Joshua Oppenheimer’s THE LOOK OF SILENCE is released in Irish cinemas this week. A follow up to the critically acclaimed THE ACT OF KILLING, and no less difficult to watch, THE LOOK OF SILENCE follows Optometrist Adi as he fits the men responsible for the deaths of between 1-3 million Indonesian people in 1965-1966. Adi’s brother was one of those killed and, although he was born after his brother’s death, Adi decides to try and get some honest answers from the men responsible for so much bloodshed.
THE LOOK OF SILENCE is a powerful examination of the nature of grief and loss, and the power of conviction and deliberate moral blindness. With this in mind, Movies.ie has complied a list of five powerful and extraordinary documentaries that you really should watch.
AN INCONVENIENT TRUTH
Al Gore, the man who would be President of the United States, did not stick around to lick his wounds after he lost the election to George W. Bush, instead he focused on an issue close to his heart; climate change.
In this documentary, Gore simply and truthfully talks through the causes of, and the symptoms of climate change, while framing the entire thing through his own life experiences. The result in an accessible, frightening examination of the impact we, as humans, are having on our planet, and what will happen if this goes unchecked.
Not a documentary in the traditional sense, SAMSARA feels like a stream of consciousness film from director Ron Fricke. The film aims to feel like nonverbal guided meditation, as images of our world are beautifully shot and presented on screen. SAMSARA captures corners of the world that man of us will never get to see in real life. Samsara is a sumptuous, engaging and sometimes horrifying portrait of our world told through images. The film takes the audience through places around the world from religious sites to those where great disaster occurred. All the while, dialogue and plot are suspended, allowing the audience to immerse themselves in the world on screen.
EXIT THROUGH THE GIFT SHOP
Directed by street artist Banksy, EXIT THROUGH THE GIFT SHOP tells the story of Thierry Guetta, a French man living in LA, who becomes deeply enamoured with street art, having been introduced to the world by his cousin. Having befriended Banksy and spent a large amount of time filming him Guetta’s produces a film from his footage called LIFE REMOTE CONTROL. Banksy soon realises that the film is unwatchable and offers to go through the footage himself, as there is surely a story in there. To keep Guetta busy, Banksy suggests he put on his own street art show and, adopting the name ‘Mr Brainwash’, that’s exactly what Guetta does.
At the time of the film’s release, there was a lot of speculation that EXIT THROUGH THE GIFT SHOP was actually an elaborate hoax, a claim that Banksy denies. What the film is, however, is a rather startling examination of how a fashionable fad can blow up, and how the talented can be emulated by the cannibalistic. Banksy never decries Guetta for his obvious attempts to copy his style, but his amazement at how twisted the situation became is all too evident throughout the film.

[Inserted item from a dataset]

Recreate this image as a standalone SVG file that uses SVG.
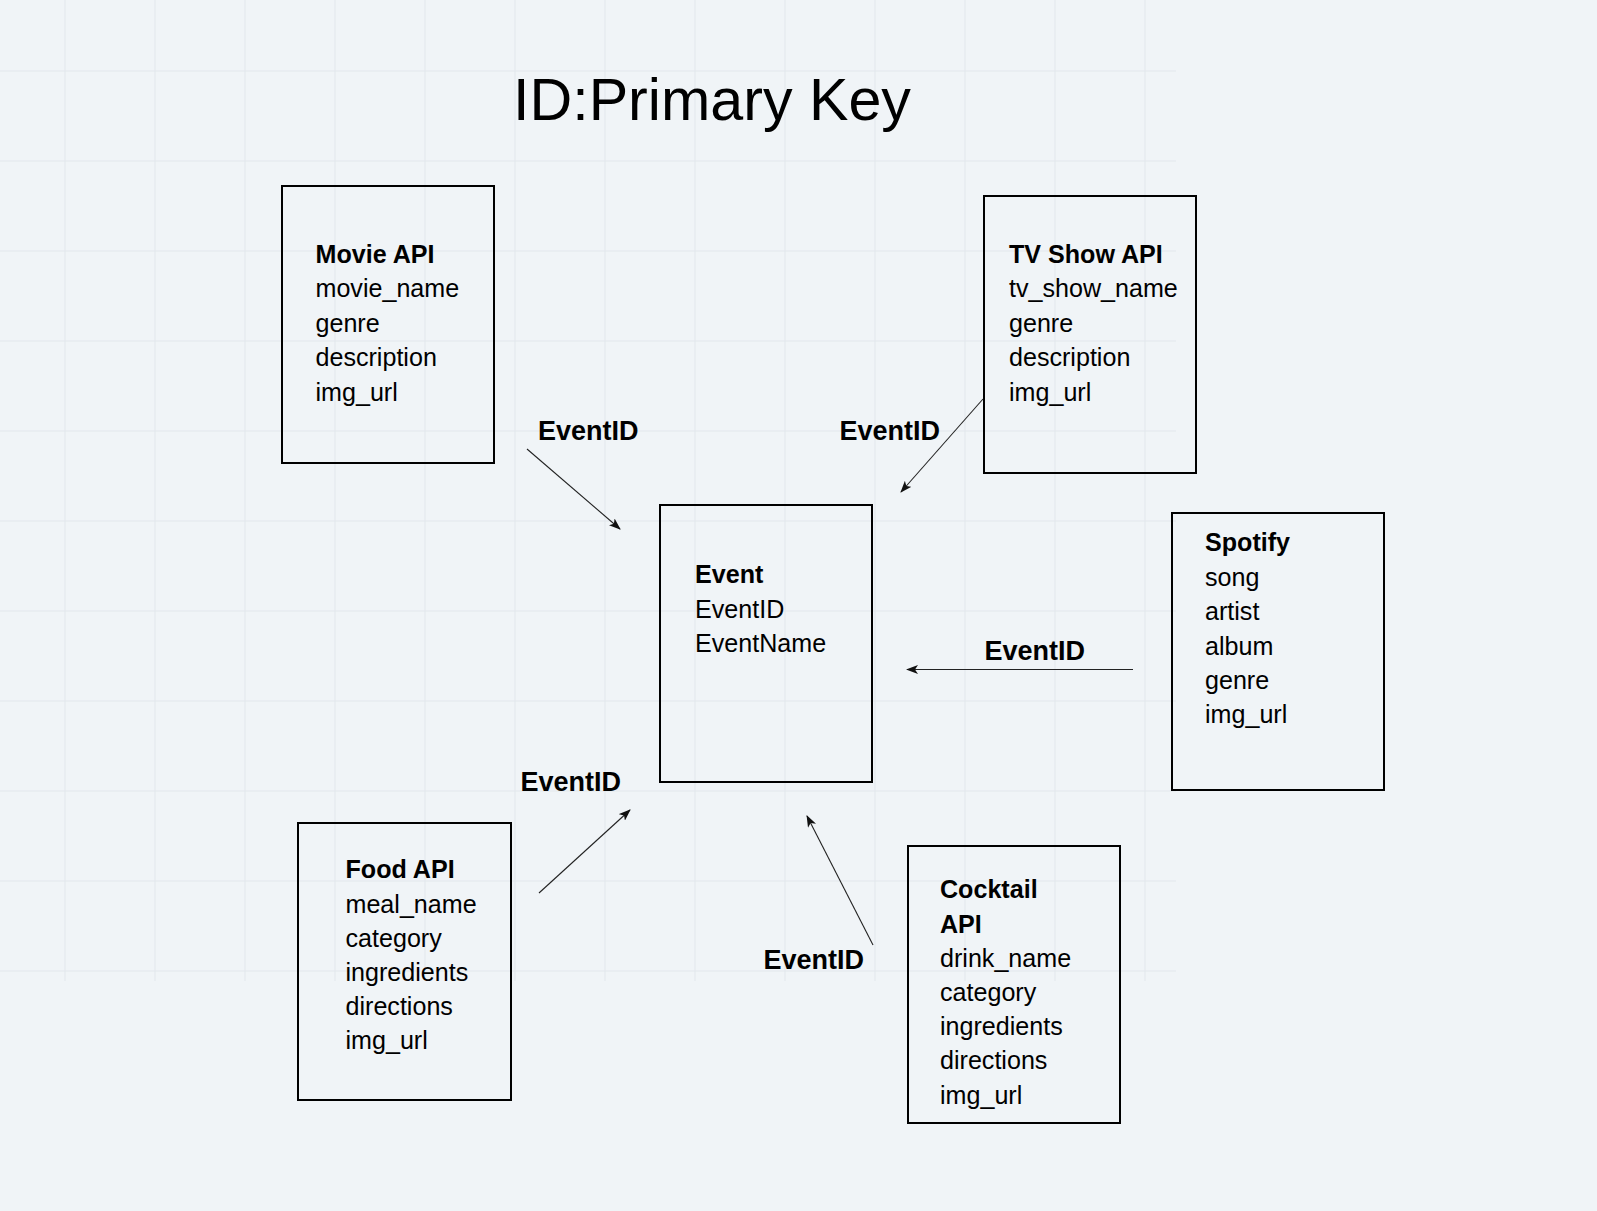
<svg xmlns="http://www.w3.org/2000/svg" width="1597" height="1211" viewBox="0 0 1597 1211">
<defs>
<style>
.bg{fill:#f0f4f7}
.grid line{stroke:#e2e7ec;stroke-width:1}
.box{fill:none;stroke:#000;stroke-width:2}
.t{font-family:"Liberation Sans",Arial,sans-serif;font-size:25.1px;fill:#000}
.h{font-weight:bold}
.lbl{font-family:"Liberation Sans",Arial,sans-serif;font-size:27px;font-weight:bold;fill:#000}
.title{font-family:"Liberation Sans",Arial,sans-serif;font-size:59.2px;fill:#000}
.conn line{stroke:#222;stroke-width:1.1;fill:none}
</style>
<marker id="arr" viewBox="0 0 12 9" refX="11" refY="4.5" markerWidth="12" markerHeight="9" markerUnits="userSpaceOnUse" orient="auto">
<path d="M0,0 L12,4.5 L0,9 L3,4.5 z" fill="#111"/>
</marker>
</defs>
<rect class="bg" x="0" y="0" width="1597" height="1211"/>
<g class="grid">
<line x1="65" y1="0" x2="65" y2="981"/>
<line x1="155" y1="0" x2="155" y2="981"/>
<line x1="245" y1="0" x2="245" y2="981"/>
<line x1="335" y1="0" x2="335" y2="981"/>
<line x1="425" y1="0" x2="425" y2="981"/>
<line x1="515" y1="0" x2="515" y2="981"/>
<line x1="605" y1="0" x2="605" y2="981"/>
<line x1="695" y1="0" x2="695" y2="981"/>
<line x1="785" y1="0" x2="785" y2="981"/>
<line x1="875" y1="0" x2="875" y2="981"/>
<line x1="965" y1="0" x2="965" y2="981"/>
<line x1="1055" y1="0" x2="1055" y2="981"/>
<line x1="1145" y1="0" x2="1145" y2="981"/>
<line x1="0" y1="71" x2="1176" y2="71"/>
<line x1="0" y1="161" x2="1176" y2="161"/>
<line x1="0" y1="251" x2="1176" y2="251"/>
<line x1="0" y1="341" x2="1176" y2="341"/>
<line x1="0" y1="431" x2="1176" y2="431"/>
<line x1="0" y1="521" x2="1176" y2="521"/>
<line x1="0" y1="611" x2="1176" y2="611"/>
<line x1="0" y1="701" x2="1176" y2="701"/>
<line x1="0" y1="791" x2="1176" y2="791"/>
<line x1="0" y1="881" x2="1176" y2="881"/>
<line x1="0" y1="971" x2="1176" y2="971"/>
</g>
<text class="title" x="513" y="120">ID:Primary Key</text>
<g id="movie">
<rect class="box" x="282" y="186" width="212" height="277"/>
<text class="t" x="315.5" y="263"><tspan class="h">Movie API</tspan><tspan x="315.5" dy="34.4">movie_name</tspan><tspan x="315.5" dy="34.4">genre</tspan><tspan x="315.5" dy="34.4">description</tspan><tspan x="315.5" dy="34.4">img_url</tspan></text>
</g>
<g id="tvshow">
<rect class="box" x="984" y="196" width="212" height="277"/>
<text class="t" x="1009" y="263"><tspan class="h">TV Show API</tspan><tspan x="1009" dy="34.4">tv_show_name</tspan><tspan x="1009" dy="34.4">genre</tspan><tspan x="1009" dy="34.4">description</tspan><tspan x="1009" dy="34.4">img_url</tspan></text>
</g>
<g id="event">
<rect class="box" x="660" y="505" width="212" height="277"/>
<text class="t" x="695" y="583.3"><tspan class="h">Event</tspan><tspan x="695" dy="34.2">EventID</tspan><tspan x="695" dy="34.2">EventName</tspan></text>
</g>
<g id="spotify">
<rect class="box" x="1172" y="513" width="212" height="277"/>
<text class="t" x="1205" y="551.3"><tspan class="h">Spotify</tspan><tspan x="1205" dy="34.4">song</tspan><tspan x="1205" dy="34.4">artist</tspan><tspan x="1205" dy="34.4">album</tspan><tspan x="1205" dy="34.4">genre</tspan><tspan x="1205" dy="34.4">img_url</tspan></text>
</g>
<g id="food">
<rect class="box" x="298" y="823" width="213" height="277"/>
<text class="t" x="345.5" y="878.3"><tspan class="h">Food API</tspan><tspan x="345.5" dy="34.2">meal_name</tspan><tspan x="345.5" dy="34.2">category</tspan><tspan x="345.5" dy="34.2">ingredients</tspan><tspan x="345.5" dy="34.2">directions</tspan><tspan x="345.5" dy="34.2">img_url</tspan></text>
</g>
<g id="cocktail">
<rect class="box" x="908" y="846" width="212" height="277"/>
<text class="t" x="940" y="898.3"><tspan class="h">Cocktail</tspan><tspan class="h" x="940" dy="34.2">API</tspan><tspan x="940" dy="34.2">drink_name</tspan><tspan x="940" dy="34.2">category</tspan><tspan x="940" dy="34.2">ingredients</tspan><tspan x="940" dy="34.2">directions</tspan><tspan x="940" dy="34.2">img_url</tspan></text>
</g>
<g id="connectors" class="conn">
<line x1="527" y1="449" x2="620" y2="529" marker-end="url(#arr)"/>
<line x1="983" y1="399" x2="901" y2="492" marker-end="url(#arr)"/>
<line x1="1133" y1="669.5" x2="907" y2="669.5" marker-end="url(#arr)"/>
<line x1="539" y1="893" x2="630" y2="810" marker-end="url(#arr)"/>
<line x1="873" y1="945" x2="807" y2="816" marker-end="url(#arr)"/>
</g>
<g id="labels">
<text class="lbl" x="538" y="440">EventID</text>
<text class="lbl" x="839.5" y="440">EventID</text>
<text class="lbl" x="984.5" y="660">EventID</text>
<text class="lbl" x="520.5" y="790.7">EventID</text>
<text class="lbl" x="763.5" y="968.7">EventID</text>
</g>
</svg>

In 1994, teenager Nicholas Barclay disappeared from his Texas home. Three years later, someone claiming to be the missing teen was found in Spain.
THE IMPOSTER is a fascinating story, not only because a French man – Frederic Bourdin – convinced many people that he was the missing American teenager, but the mysteries that surround this story. Barclay’s family, government officials and Bourdin himself were interviewed for the film, which combines their stories with reconstructed footage for the sake of drama.
Director Bart Layton has woven together a thrilling crime story out of the facts of the case and the testimonies of those involved. Interviews and dramatised footage are delicately balanced, with some clever crossovers throughout. THE IMPOSTER tells a fascinating story and manages to uncover the motivations of many of the leading players.
MAN WITH A MOVIE CAMERA
MAN WITH A MOVIE CAMERA is an experimental film made in 1929, by Soviet director Dziga Vertov. On the surface, the film documents life in the Soviet cities of Kiev, Kharkov, Moscow and Odessa, but there is a different message to the film; cinema was in its advent at the time the film was made, and audiences were still adapting to this new technology. Movies at the time were melodramatic and over the top, and Vertov set out to prove the point that filming did not have to be intrusive or staged in order for it to be engaging. The film was also one of the first to play with cinematic techniques, with Vertov using methods including double exposure, fast motion, slow motion, freeze frames and jump cuts throughout the film.
Honourable Mentions to… CAVE OF FORGOTTEN DREAMS, PARADISE LOST, GREY GARDENS and PINA.
THE LOOK OF SILENCE is released in Irish cinemas on June 12th 2015.